I have one high school student in Princeton. In our last lesson, she was getting ready for a recital, and I talked about the difference between preparation and performance. Bobby Previte formulates this as the difference between being a (responsible) financial planner and a firefighter. One is trying to methodically lay the groundwork for good future results, the other has to jump from one immediate decision to another based on current conditions.
After hearing her play, I told her that there are two kinds of mistakes in performance, and that most audience members are surprisingly adept at sensing the difference between the two. The first are "I am prepared and committed, and something just got past me while totally going for it." NOBODY cares about these, except for pedantic classical fetishists. Definitely non-specialist listeners don't care.
If you are not willing to make these mistakes, you are probably playing scared. All of your energy is diverted towards getting to the next plateau without too much deviation, which neuters the sense of spontaneity and surprise that inhabits most kinds of music making ever invented. None of the people who wrote the music you are working on played it that way. Worse, people's sense of classical music as a fussy, precious genre comes largely from this attitude.
The other kind of mistake is "I'm not fully prepared, I don't quite have a grasp of this material." This kind manifests as indecisive and indistinct. The listener loses the line and intent as the performer's focus dissipates.
After she ran through her program, I helped her see which mistakes fell into the former category, which the latter. We honed our work to refine and polish the program, and to never fall into the quicksand of murky intent and indecision.
Last night, Sō had a great concert here in Vilnius, Lithuania. We played Reich's "Mallet Quartet," which we will also be performing at PASIC next week. It's a piece we've played many times, was written for us, and which we first recorded. I had a total "prepared and going for it" mistake, a memory slip in a moment where it has never happened before. My first instinct was to obey my neuroticism and berate myself for being uneven and flawed. This piece is well known now, a ton of people can play it really well, and we are supposed to be setting the standard.
One of the most rewarding things about teaching is that, when formalizing and spelling out convictions to a student and asking them to believe you, you unavoidably make yourself accountable to the same principles. I remembered vividly how I evaluated the student's performance in terms of commitment, focus, and bravura, and not in listening for mistakes.
If, after decades of performing, I still make mistakes, I might as well accept that this will always occur and enjoy myself.
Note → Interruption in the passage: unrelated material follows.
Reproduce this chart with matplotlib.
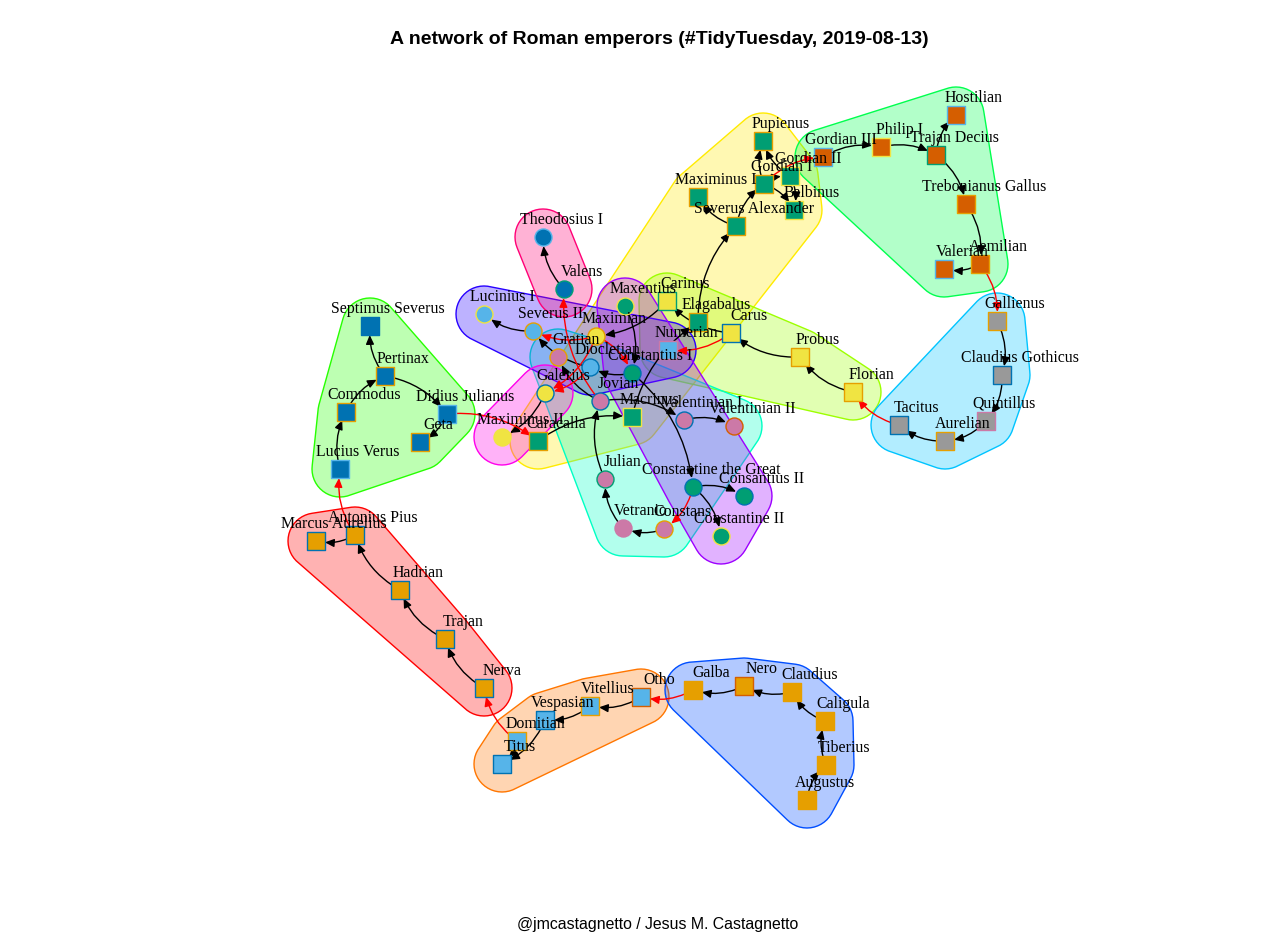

If the world still decides that it's ok for me to be up there onstage, perhaps I should believe that the resulting equilibrium is acceptable.
Further, I'm convinced that mistake-fetish culture comes from everybody playing the same small number of very old pieces over and over and over again. The best part of that culture is observing what happens when layers and layers of interpretation pile onto and interact with each other, the way that literary and religious traditions do. The worst is that the frozen texts generate a kind of terror at approaching them, as if by picking them up you could also shatter them.
I've never felt this way about Mallet Quartet, but I can see it creeping in. The very part that I'm playing is written the way it is because I worked directly with the composer on it. The notes and chord voicings would not have been the same without my input. I of all people should feel comfortable in my own skin here. But I'm aware that, 8 years on, it is already "classical."
Paradoxically, I need to be willing to shatter the music in order to bring it to life. Maybe not as an ongoing intention, but at least as a possibility.